President Bush said in an interview with the Wall Street Journal Thursday that he believes in a "strong dollar policy" and that a trade war with China is not in the US interest.
In the interview posted on the Journal's Web site Thursday night, Bush said Treasury Secretary Henry Paulson "reflects the view of this administration that the strong dollar policy is the correct policy."
Bush also said, "We also believe that the best way for a currency to become valued is through the market."
He declined to say whether he thought the low dollar is helping trade deficit numbers improve.
On China trade, Bush said Paulson was having a "strategic dialogue, a strategic economic dialogue with China."

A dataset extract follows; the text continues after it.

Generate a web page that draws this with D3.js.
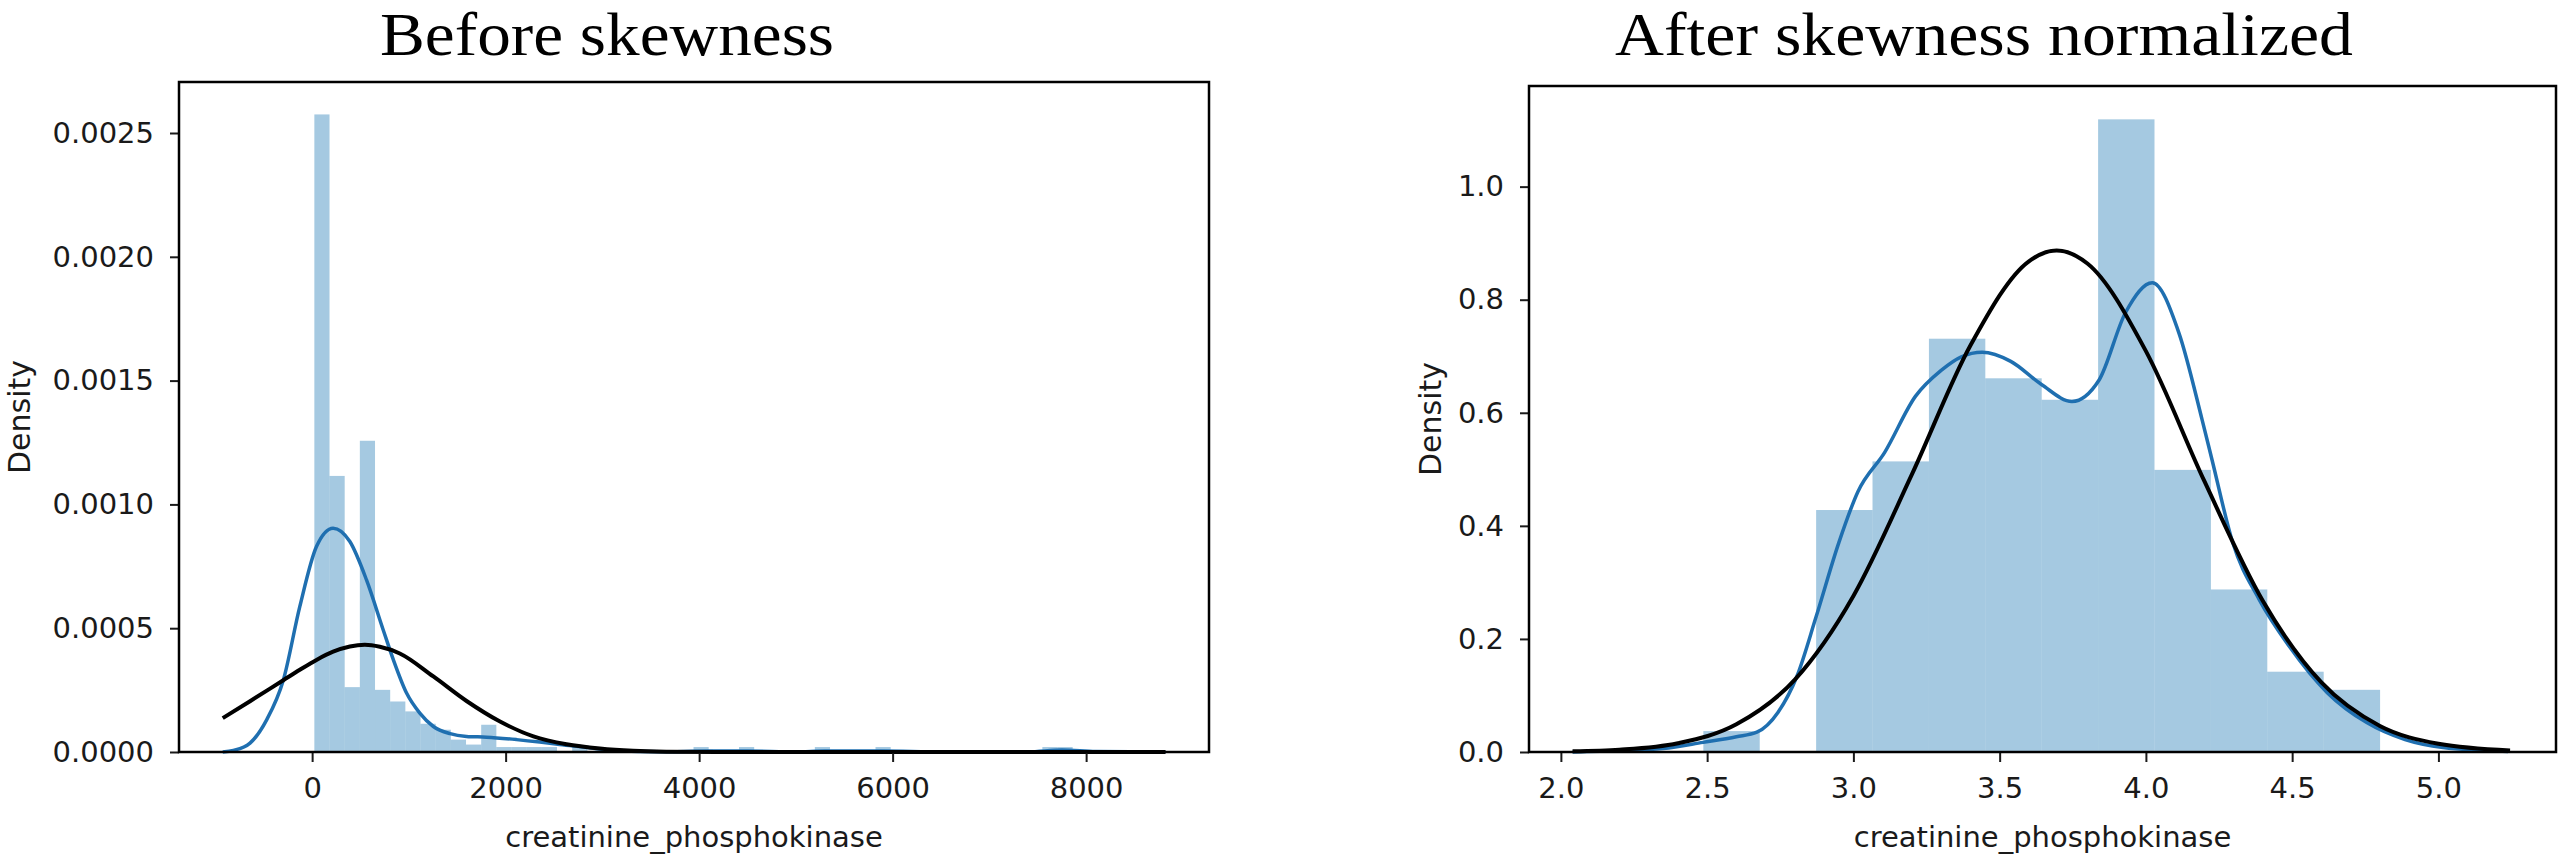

"It's in our interest that we have access to the Chinese market," Bush said, adding, "And to me that's the best way to approach the issue, rather than shut down markets or protectionist policies or a law that will create a trade war. It's not in the world's interests, nor in the interests of the United States, that we have trade wars."
Paulson told Reuters earlier Thursday as he left a meeting with Bush: "A strong dollar is in our nation's interest and the currency values should be set in a competitive marketplace based upon underlying economic fundamentals."
The comment came ahead of an Oct. 19 meeting of finance ministers and central bankers of the Group of Seven major industrial nations, where currencies will be a priority topic.